On March 5, the Japanese government announced that Chinese President Xi Jinping’s much-anticipated visit to Japan would be postponed. Given the worsening pandemic, the news was hardly surprising. The next day, the government announced tightened travel restrictions from China. That prompted criticism, from those observers who saw the timing as suggesting that Prime Minister Shinzo Abe had held off on the travel restrictions out of consideration for Xi’s visit.
However, something else was happening on March 5. At 5:15 p.m., Abe made the following statement at the 36th Council on Investments for the Future at the Prime Minister’s Office. “There are some concerns over the impacts of the decline in product supply from China to Japan on our supply chains. In light of that, as for those products with high added value and for which we are highly dependent on a single country, we intend to relocate the production bases to Japan. Regarding products that do not fall into this category, we aim to avoid relying on a single country and diversify production bases across a number of countries, including those of the Association of Southeast Asian Nations (ASEAN).” This was Abe himself announcing a policy based on concerns about the risk of Japan’s supply chains being excessively dependent on China.
The policy took shape in the 16.8 trillion yen revised budget proposal presented on April 7. It included 248.6 billion yen as a measure to reform Japan’s fragile supply chains. Building on this, the aim is to provide new subsidies to encourage Japanese manufacturers to bring production centers back to Japan and diversify into other Asian countries. China clearly understood that Abe was pushing for a decoupling, with protests from the Chinese government. Chinese media has meanwhile claimed that it will not be easy for Japanese companies to withdraw and would not at any rate be to their benefit.
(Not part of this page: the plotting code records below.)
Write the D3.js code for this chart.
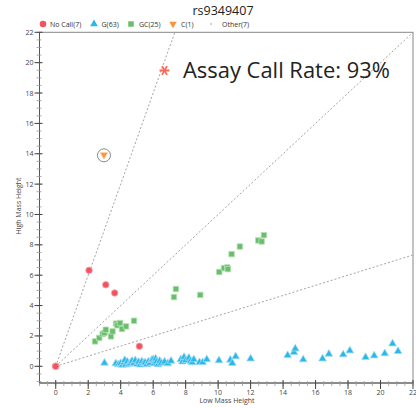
<!DOCTYPE html>
<html>
<head>
<meta charset="utf-8">
<script src="https://cdn.jsdelivr.net/npm/d3@7"></script>
<style>
  body { margin: 0; background: #fff; }
  text { font-family: "Open Sans", sans-serif; }
</style>
</head>
<body>
<svg id="chart" width="416" height="408"></svg>
<script>
// data
var title = "rs9349407";
var noCall = [[0, 0], [0, 0], [0, 0], [2.05, 6.32], [3.08, 5.37], [3.63, 4.83], [5.15, 1.32]];
var gPts = [[3.0, 0.22], [3.7, 0.18], [3.85, 0.12], [4.0, 0.2], [4.1, 0.08], [4.2, 0.25], [4.25, 0.4],
  [4.3, 0.1], [4.4, 0.3], [4.5, 0.15], [4.6, 0.22], [4.7, 0.35], [4.8, 0.2], [4.9, 0.38], [5.0, 0.15],
  [5.1, 0.28], [5.2, 0.1], [5.3, 0.32], [5.4, 0.2], [5.5, 0.25], [5.6, 0.12], [5.7, 0.3],
  [5.8, 0.22], [5.9, 0.4], [6.0, 0.45], [6.05, 0.18], [6.15, 0.5], [6.2, 0.3], [6.3, 0.12], [6.4, 0.35],
  [6.5, 0.22], [6.7, 0.3], [6.9, 0.18], [7.1, 0.35], [7.7, 0.45], [7.8, 0.3], [7.9, 0.6], [8.0, 0.4],
  [8.2, 0.55], [8.3, 0.35], [8.4, 0.25], [8.5, 0.45], [8.85, 0.26], [9.05, 0.26], [9.3, 0.45],
  [10.05, 0.38], [10.75, 0.42], [10.87, 0.2], [11.08, 0.64], [12.0, 0.5], [14.28, 0.72], [14.67, 0.92],
  [14.75, 1.16], [15.24, 0.44], [16.43, 0.5], [16.82, 0.81], [17.7, 0.77], [18.11, 1.03], [19.08, 0.59],
  [19.61, 0.7], [20.26, 0.84], [20.74, 1.49], [21.08, 0.99]];
var gcPts = [[2.42, 1.64], [2.68, 1.87], [2.89, 2.13], [3.0, 2.2], [3.08, 2.41], [3.4, 1.97], [3.5, 2.3],
  [3.71, 2.81], [3.8, 2.7], [3.96, 2.85], [4.08, 2.46], [4.33, 2.63], [4.82, 3.0], [7.28, 4.56],
  [7.4, 5.09], [8.9, 4.7], [10.07, 6.21], [10.36, 6.47], [10.56, 6.51], [10.6, 6.4], [10.83, 7.39],
  [11.34, 7.89], [12.47, 8.29], [12.68, 8.22], [12.82, 8.64]];
var cPts = [[2.97, 13.93]];
var otherPts = [[0, 0], [0, 0], [0, 0], [0, 0], [0, 0], [0, 0], [0, 0]];
var ratioLines = [3, 1, 1 / 3];
var xTicks = [0, 2, 4, 6, 8, 10, 12, 14, 16, 18, 20, 22];
var yTicks = [0, 2, 4, 6, 8, 10, 12, 14, 16, 18, 20, 22];
var callRate = "Assay Call Rate: 93%";

var svg = d3.select("#chart");

var x = d3.scaleLinear().domain([-1, 22]).range([39.5, 413]);
var y = d3.scaleLinear().domain([-1.1, 22]).range([383, 32.3]);

// title + legend
svg.append("text")
  .attr("x", 223).attr("y", 15)
  .attr("text-anchor", "middle")
  .style("font-size", "12.5px")
  .style("fill", "#222")
  .text(title);

var legend = [
  {label: "No Call(" + noCall.length + ")", sym: "circle", x: 43, tx: 50},
  {label: "G(" + gPts.length + ")", sym: "tri", x: 94, tx: 101.5},
  {label: "GC(" + gcPts.length + ")", sym: "square", x: 131, tx: 139},
  {label: "C(" + cPts.length + ")", sym: "down", x: 173, tx: 181},
  {label: "Other(" + otherPts.length + ")", sym: "dot", x: 211, tx: 222}
];

var colors = {circle: "#ef5461", tri: "#29b8e8", square: "#68be6a", down: "#f7953b", dot: "#999"};
var halos = {circle: "#f7a9ae", tri: "#a5dcf2", square: "#b8dfb8", down: "#fbc99b", dot: "#ccc"};

function symPath(sym) {
  if (sym === "circle") return d3.symbol(d3.symbolCircle, 34)();
  if (sym === "tri") return d3.symbol(d3.symbolTriangle, 26)();
  if (sym === "square") return d3.symbol(d3.symbolSquare, 30)();
  if (sym === "down") return d3.symbol(d3.symbolTriangle, 24)();
  return d3.symbol(d3.symbolCircle, 2)();
}

legend.forEach(function(l) {
  var tr = "translate(" + l.x + ",24)" + (l.sym === "down" ? " rotate(180)" : "");
  svg.append("path")
    .attr("d", symPath(l.sym))
    .attr("transform", tr)
    .attr("fill", colors[l.sym]);
  svg.append("text")
    .attr("x", l.tx).attr("y", 26.5)
    .style("font-size", "7px")
    .style("fill", "#333")
    .text(l.label);
});

// frame
svg.append("rect")
  .attr("x", x(-1)).attr("y", y(22))
  .attr("width", x(22) - x(-1)).attr("height", y(-1.1) - y(22))
  .attr("fill", "none")
  .attr("stroke", "#888")
  .attr("stroke-width", 1);

// ratio lines from origin
ratioLines.forEach(function(r) {
  var xe = r >= 1 ? 22 / r : 22;
  var ye = r >= 1 ? 22 : 22 * r;
  svg.append("line")
    .attr("x1", x(0)).attr("y1", y(0))
    .attr("x2", x(xe)).attr("y2", y(ye))
    .attr("stroke", "#999")
    .attr("stroke-width", 0.9)
    .attr("stroke-dasharray", "2,2");
});

// axes
var axisColor = "#555";
var xAxis = svg.append("g").attr("transform", "translate(0," + y(-1.1) + ")");
xAxis.append("line").attr("x1", x(-1)).attr("x2", x(22)).attr("stroke", axisColor);
xAxis.selectAll(".minor").data(d3.range(-1, 22.01, 0.5)).enter().append("line")
  .attr("x1", d => x(d)).attr("x2", d => x(d))
  .attr("y1", -2).attr("y2", 3)
  .attr("stroke", "#999").attr("stroke-width", 0.8);
xAxis.selectAll(".major").data(xTicks).enter().append("line")
  .attr("x1", d => x(d)).attr("x2", d => x(d))
  .attr("y1", -3).attr("y2", 6)
  .attr("stroke", "#444").attr("stroke-width", 1);
xAxis.selectAll(".lab").data(xTicks).enter().append("text")
  .attr("x", d => x(d)).attr("y", 12)
  .attr("text-anchor", "middle")
  .style("font-size", "7px").style("fill", "#444")
  .text(d => d);

var yAxis = svg.append("g").attr("transform", "translate(" + x(-1) + ",0)");
yAxis.append("line").attr("y1", y(-1.1)).attr("y2", y(22)).attr("stroke", axisColor);
yAxis.selectAll(".minor").data(d3.range(-1, 22.01, 0.5)).enter().append("line")
  .attr("y1", d => y(d)).attr("y2", d => y(d))
  .attr("x1", -3).attr("x2", 2)
  .attr("stroke", "#999").attr("stroke-width", 0.8);
yAxis.selectAll(".major").data(yTicks).enter().append("line")
  .attr("y1", d => y(d)).attr("y2", d => y(d))
  .attr("x1", -5).attr("x2", 3)
  .attr("stroke", "#444").attr("stroke-width", 1);
yAxis.selectAll(".lab").data(yTicks).enter().append("text")
  .attr("x", -6).attr("y", d => y(d) + 2.5)
  .attr("text-anchor", "end")
  .style("font-size", "7px").style("fill", "#444")
  .text(d => d);

svg.append("text")
  .attr("x", 227).attr("y", 403)
  .attr("text-anchor", "middle")
  .style("font-size", "7px").style("fill", "#444")
  .text("Low Mass Height");
svg.append("text")
  .attr("transform", "translate(21,206) rotate(-90)")
  .attr("text-anchor", "middle")
  .style("font-size", "7px").style("fill", "#444")
  .text("High Mass Height");

// points
function drawPts(data, sym) {
  svg.append("g").selectAll("path").data(data).enter().append("path")
    .attr("d", symPath(sym))
    .attr("transform", function(d) {
      return "translate(" + x(d[0]) + "," + y(d[1]) + ")" + (sym === "down" ? " rotate(180)" : "");
    })
    .attr("fill", colors[sym])
    .attr("stroke", halos[sym])
    .attr("stroke-width", sym === "dot" ? 0 : 0.8);
}
drawPts(otherPts, "dot");
drawPts(gPts, "tri");
drawPts(gcPts, "square");
drawPts(noCall, "circle");
drawPts(cPts, "down");

// ring round the C call
svg.append("circle")
  .attr("cx", x(cPts[0][0])).attr("cy", y(cPts[0][1]) + 0.5)
  .attr("r", 6.5)
  .attr("fill", "none")
  .attr("stroke", "#888")
  .attr("stroke-width", 1);

// call rate note
svg.append("path")
  .attr("d", d3.symbol(d3.symbolAsterisk, 70)())
  .attr("transform", "translate(164.5,70.5) rotate(90)")
  .attr("fill", "none")
  .attr("stroke", "#f26b5b")
  .attr("stroke-width", 1.8);
var note = svg.append("text")
  .attr("x", 183).attr("y", 77.5)
  .style("font-size", "22px")
  .style("fill", "#222")
  .text(callRate);
var w = note.node().getComputedTextLength();
note.style("font-size", (22 * 207 / w) + "px");
</script>
</body>
</html>
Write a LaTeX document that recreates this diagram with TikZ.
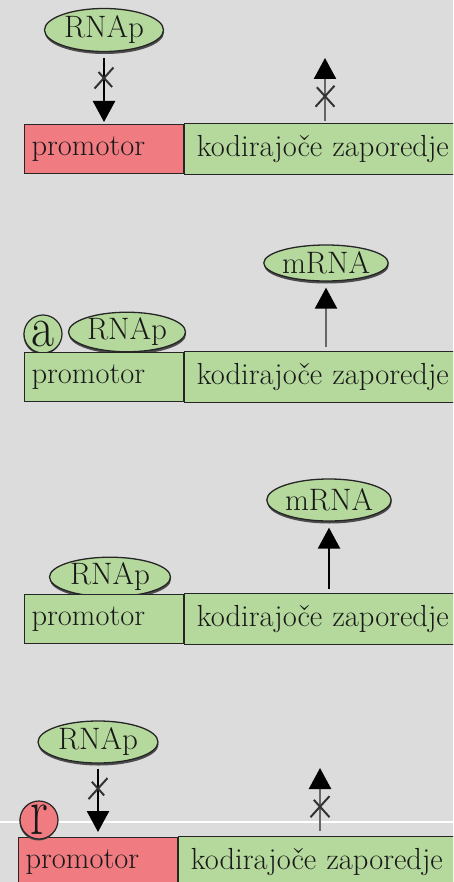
\documentclass[tikz,border=0pt]{standalone}
\usepackage{graphicx}
\usetikzlibrary{positioning, shapes.geometric, shapes.misc, arrows.meta, shadows}

\definecolor{bggray}{RGB}{220,220,220}
\definecolor{promred}{RGB}{240,124,130}
\definecolor{seqgreen}{RGB}{181,217,157}

\begin{document}
\begin{tikzpicture}[x=1pt, y=-1pt,
    lbl/.style = {font=\fontsize{30.5}{32}\selectfont, text=black!90},
    prombox/.style = {lbl, rectangle, draw=black!85, line width=1.2pt, minimum width=159pt, minimum height=49pt, text width=145pt, inner sep=7pt, align=left, anchor=north west},
    codbox/.style = {lbl, rectangle, draw=black!85, line width=1.2pt, fill=seqgreen, minimum width=290pt, minimum height=49pt, text width=266pt, inner sep=12pt, align=left},
    enzyme/.style = {font=\fontsize{31}{33}\selectfont, text=black!90, ellipse, draw=black!85, line width=1.3pt, fill=seqgreen, inner sep=0pt, minimum width=120pt, minimum height=40pt, drop shadow={shadow xshift=0.5pt, shadow yshift=-2.5pt, fill=black!70, opacity=1}},
    factor/.style = {circle, draw=black!85, line width=1.2pt, minimum size=38pt, inner sep=0pt, text=black!90, font=\fontsize{50}{50}\selectfont, drop shadow={shadow xshift=-0.5pt, shadow yshift=-1.5pt, fill=black!70, opacity=1}},
    transc/.style = {line width=2.5pt, -{Triangle[width=22pt, length=21pt, color=black]}},
    blockx/.style = {cross out, draw=black!80, line width=2pt, minimum width=17pt, minimum height=19pt, inner sep=0pt}]

    \useasboundingbox (0,0) rectangle (453,882);
    \clip (0,0) rectangle (453,882);
    \fill[bggray] (0,0) rectangle (453,882);
    \draw[white, line width=1.5pt] (0,822) -- (453,822);

    % brez aktivatorja
    \node[enzyme, minimum width=119pt, minimum height=43pt] (rnapA) at (104,30) {RNAp};
    \node[prombox, fill=promred] (promA) at (24,124) {promotor};
    \node[codbox, right=0pt of promA] (codA) {kodirajoče zaporedje};
    \coordinate (tipA) at (325,58);
    \draw[transc, shorten <=6pt, shorten >=2pt] (rnapA.south) -- node[pos=.36, blockx] (xA1) {} (rnapA.south |- promA.north);
    \draw[transc, draw=black!60, shorten <=2pt] (tipA |- codA.north) -- node[pos=.41, blockx] (xA2) {} (tipA);

    % aktivator
    \node[factor, fill=seqgreen] (actB) at (43,334) {\scalebox{1}[1.15]{a}};
    \node[enzyme, minimum width=117pt, minimum height=39pt] (rnapB) at (127,332) {RNAp};
    \node[enzyme, minimum width=118pt, minimum height=36pt] (mrnaB) at (326,263) {mRNA};
    \node[prombox, fill=seqgreen] (promB) at (24,352) {promotor};
    \node[codbox, right=0pt of promB] (codB) {kodirajoče zaporedje};
    \draw[transc, draw=black!60, shorten <=4pt, shorten >=6pt] (mrnaB.south |- codB.north) -- (mrnaB.south);

    % samo RNAp
    \node[enzyme, minimum width=121pt, minimum height=36pt] (rnapC) at (110,577) {RNAp};
    \node[enzyme, minimum width=121pt, minimum height=42pt] (mrnaC) at (329,500) {mRNA};
    \node[prombox, fill=seqgreen] (promC) at (24,594) {promotor};
    \node[codbox, right=0pt of promC] (codC) {kodirajoče zaporedje};
    \draw[transc, shorten <=4pt, shorten >=6pt] (mrnaC.south |- codC.north) -- (mrnaC.south);

    % represor
    \node[enzyme, minimum height=42pt] (rnapD) at (98,742) {RNAp};
    \node[prombox, fill=promred] (promD) at (18,837) {promotor};
    \node[codbox, right=0pt of promD] (codD) {kodirajoče zaporedje};
    \coordinate (tipD) at (320,768);
    \draw[transc, shorten <=5pt, shorten >=5pt] (rnapD.south) -- node[pos=.34, blockx] (xD1) {} (rnapD.south |- promD.north);
    \draw[transc, draw=black!60, shorten <=5pt] (tipD |- codD.north) -- node[pos=.43, blockx] (xD2) {} (tipD);
    \node[factor, fill=promred] (repD) at (39,820) {\scalebox{1}[1.35]{r}};
\end{tikzpicture}
\end{document}
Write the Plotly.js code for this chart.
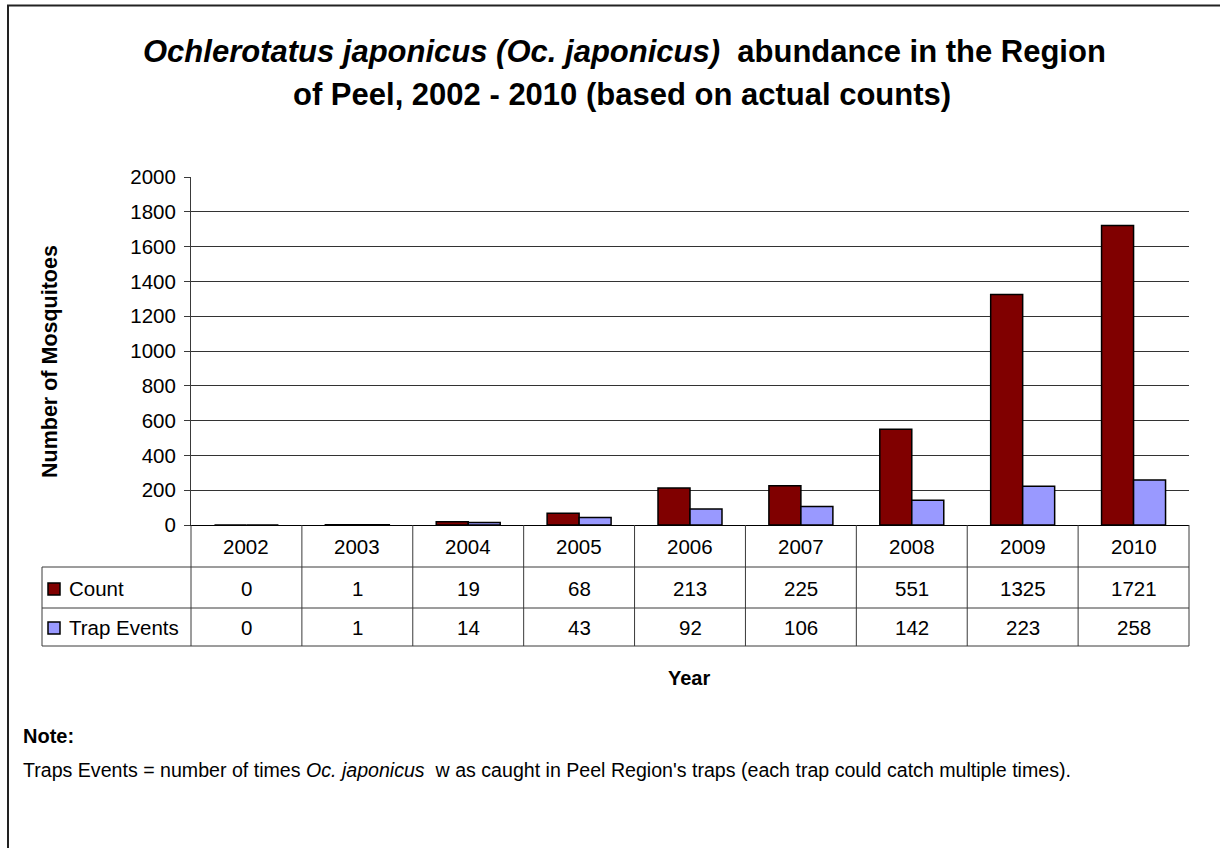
<!DOCTYPE html>
<html>
<head>
<meta charset="utf-8">
<script src="https://cdn.plot.ly/plotly-3.0.1.min.js"></script>
<style>
  html, body { margin: 0; padding: 0; background: #fff; }
  #chart { width: 1220px; height: 848px; }
</style>
</head>
<body>
<div id="chart"></div>
<script>
// Yearly counts of Oc. japonicus and the number of trap events
const years = ['2002', '2003', '2004', '2005', '2006', '2007', '2008', '2009', '2010'];
const countValues = [0, 1, 19, 68, 213, 225, 551, 1325, 1721];
const trapEventValues = [0, 1, 14, 43, 92, 106, 142, 223, 258];
const seriesNames = ['Count', 'Trap Events'];
const seriesColors = ['#800000', '#9999FF'];

const titleLine1 = '<i>Ochlerotatus japonicus (Oc. japonicus)</i>  abundance in the Region';
const titleLine2 = 'of Peel, 2002 - 2010 (based on actual counts)';
const yTitle = 'Number of Mosquitoes';
const xTitle = 'Year';
const noteHead = 'Note:';
const noteText = 'Traps Events = number of times <i>Oc. japonicus</i>  w as caught in Peel Region\'s traps (each trap could catch multiple times).';

// Page geometry (pixels)
const W = 1220, H = 848;
const plotL = 191, plotR = 1189, plotT = 177, plotB = 525;
const plotW = plotR - plotL, plotH = plotB - plotT;
const px = v => (v - plotL) / plotW;       // pixel x -> paper x
const py = v => (plotB - v) / plotH;       // pixel y -> paper y

const FONT = 'Liberation Sans, Arial, Helvetica, sans-serif';
const LINE = '#3a3a3a';

// Data table rows below the plot
const rowHeaderY = 546, rowCountY = 588, rowTrapY = 627;
const tableRowLines = [567, 608, 646];
const tableLeft = 42;

const traces = [
  {
    type: 'bar', name: seriesNames[0], x: years, y: countValues,
    marker: { color: seriesColors[0], line: { color: '#000', width: 1.5 } },
    hoverinfo: 'x+y'
  },
  {
    type: 'bar', name: seriesNames[1], x: years, y: trapEventValues,
    marker: { color: seriesColors[1], line: { color: '#000', width: 1.5 } },
    hoverinfo: 'x+y'
  }
];

const shapes = [];
const annotations = [];

// outer frame of the chart
shapes.push({
  type: 'rect', xref: 'paper', yref: 'paper',
  x0: px(8), x1: px(1240), y0: py(870), y1: py(5.5),
  line: { color: '#222', width: 2 }, fillcolor: 'rgba(0,0,0,0)', layer: 'below'
});

// horizontal table rules
tableRowLines.forEach(yy => {
  shapes.push({
    type: 'line', xref: 'paper', yref: 'paper',
    x0: px(tableLeft), x1: 1, y0: py(yy), y1: py(yy),
    line: { color: LINE, width: 1 }
  });
});
// left edge of the legend column
shapes.push({
  type: 'line', xref: 'paper', yref: 'paper',
  x0: px(tableLeft), x1: px(tableLeft), y0: py(tableRowLines[0]), y1: py(tableRowLines[2]),
  line: { color: LINE, width: 1 }
});
// y axis line continues down through the table, plus the right edge
[0, 1].forEach(xx => {
  shapes.push({
    type: 'line', xref: 'paper', yref: 'paper',
    x0: xx, x1: xx, y0: 0, y1: py(tableRowLines[2]),
    line: { color: LINE, width: 1 }
  });
});
// column separators between years (category index positions)
for (let i = 0; i < years.length - 1; i++) {
  shapes.push({
    type: 'line', xref: 'x', yref: 'paper',
    x0: i + 0.5, x1: i + 0.5, y0: 0, y1: py(tableRowLines[2]),
    line: { color: LINE, width: 1 }
  });
}

// legend keys inside the table
[[rowCountY, 0], [rowTrapY, 1]].forEach(([cy, k]) => {
  shapes.push({
    type: 'rect', xref: 'paper', yref: 'paper',
    x0: px(48), x1: px(60), y0: py(cy + 7), y1: py(cy - 5),
    fillcolor: seriesColors[k], line: { color: '#000', width: 1.5 }
  });
  annotations.push({
    xref: 'paper', yref: 'paper', x: px(67), y: py(cy), xanchor: 'left', yanchor: 'middle',
    text: seriesNames[k], showarrow: false, font: { family: FONT, size: 20.5, color: '#000' }
  });
});

// table cells, placed by category index on the x axis
const cellFont = { family: FONT, size: 20.5, color: '#000' };
years.forEach((yr, i) => {
  annotations.push({ xref: 'x', yref: 'paper', x: i, y: py(rowHeaderY), text: yr,
    showarrow: false, xanchor: 'center', yanchor: 'middle', font: cellFont });
  annotations.push({ xref: 'x', yref: 'paper', x: i, y: py(rowCountY), text: String(countValues[i]),
    showarrow: false, xanchor: 'center', yanchor: 'middle', font: cellFont });
  annotations.push({ xref: 'x', yref: 'paper', x: i, y: py(rowTrapY), text: String(trapEventValues[i]),
    showarrow: false, xanchor: 'center', yanchor: 'middle', font: cellFont });
});

// title lines
annotations.push({ xref: 'paper', yref: 'paper', x: px(624), y: py(52), text: '<b>' + titleLine1 + '</b>',
  showarrow: false, xanchor: 'center', yanchor: 'middle', font: { family: FONT, size: 31, color: '#000' } });
annotations.push({ xref: 'paper', yref: 'paper', x: px(622), y: py(94), text: '<b>' + titleLine2 + '</b>',
  showarrow: false, xanchor: 'center', yanchor: 'middle', font: { family: FONT, size: 31, color: '#000' } });

// axis titles
annotations.push({ xref: 'paper', yref: 'paper', x: px(50), y: py(362), text: '<b>' + yTitle + '</b>',
  textangle: -90, showarrow: false, xanchor: 'center', yanchor: 'middle',
  font: { family: FONT, size: 21.5, color: '#000' } });
annotations.push({ xref: 'paper', yref: 'paper', x: px(689), y: py(678), text: '<b>' + xTitle + '</b>',
  showarrow: false, xanchor: 'center', yanchor: 'middle', font: { family: FONT, size: 20, color: '#000' } });

// note below the chart
annotations.push({ xref: 'paper', yref: 'paper', x: px(21), y: py(736), text: '<b>' + noteHead + '</b>',
  showarrow: false, xanchor: 'left', yanchor: 'middle', font: { family: FONT, size: 20, color: '#000' } });
annotations.push({ xref: 'paper', yref: 'paper', x: px(21), y: py(770), text: noteText,
  showarrow: false, xanchor: 'left', yanchor: 'middle', font: { family: FONT, size: 19.6, color: '#000' } });

const layout = {
  width: W, height: H,
  margin: { l: plotL, r: W - plotR, t: plotT, b: H - plotB, pad: 0 },
  paper_bgcolor: '#fff', plot_bgcolor: '#fff',
  showlegend: false,
  barmode: 'group', bargap: 0.423, bargroupgap: 0,
  font: { family: FONT, color: '#000' },
  xaxis: {
    type: 'category', range: [-0.5, years.length - 0.5], autorange: false,
    showticklabels: false, ticks: '',
    showline: true, linecolor: '#000', linewidth: 1,
    showgrid: false, zeroline: false, fixedrange: true
  },
  yaxis: {
    range: [0, 2000], autorange: false, dtick: 200, tick0: 0,
    ticks: 'outside', ticklen: 6, tickwidth: 1, tickcolor: LINE,
    ticklabelstandoff: 4,
    showline: true, linecolor: LINE, linewidth: 1,
    showgrid: true, gridcolor: '#333', gridwidth: 1,
    zeroline: false, fixedrange: true,
    tickfont: { family: FONT, size: 20.5, color: '#000' }
  },
  shapes: shapes,
  annotations: annotations
};

Plotly.newPlot('chart', traces, layout, { displayModeBar: false, staticPlot: true });
</script>
</body>
</html>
Most Japanese companies will have understood the risks inherent in the Chinese government’s actions during the coronavirus pandemic, specifically the lack of guarantees for the rights of companies or their workers. Moreover, Japan–China relations happened to be good, so the Japanese government was able to send a chartered aircraft to Wuhan to bring back Japanese nationals. But if relations had not been good, it is most likely that many Japanese company workers would have had no choice but to remain in the beleaguered Chinese city. It is likely that quite a few companies have been making preparations to reduce their risk exposure. In this regard, Abe’s statement can be said to reflect this Japanese corporate thinking.
However, the government’s policy is to relocate production bases to Japan and to avoid relying on a single country by diversifying the locations of production facilities. Not all Japanese companies are getting ready to withdraw from China. This is not about severing supply chains between Japan and China; rather, it is a matter of production bases. Related strategies like “China plus one” were already being advocated back during the period of anti-Japanese demonstrations in China.
In particular, the shift to domestic production and diversification of China-reliant products are hardly new phenomena, and indeed have already taken place to a certain extent. In this sense, it is not so much that the Japanese government has suddenly started instigating a decoupling, but rather that the government is simply saying that it will provide support to Japanese companies in China if they wished to come back to Japan in light of the pandemic, with some conditions attached.
In other words, supply chains between Japan and China will remain intact, the Chinese market is still important, and Japan is not encouraging a decoupling from China.
Nevertheless, the policy measure included in Abe’s statement and the revised budget is significant. Some U.S. observers have voiced approval for the measure, and China has clearly taken note. If the Japanese government does not provide clarity about the intentions of its policy, it risks adding fuel to the growing tensions between the U.S. and China.
Shin Kawashima is a professor at the University of Tokyo.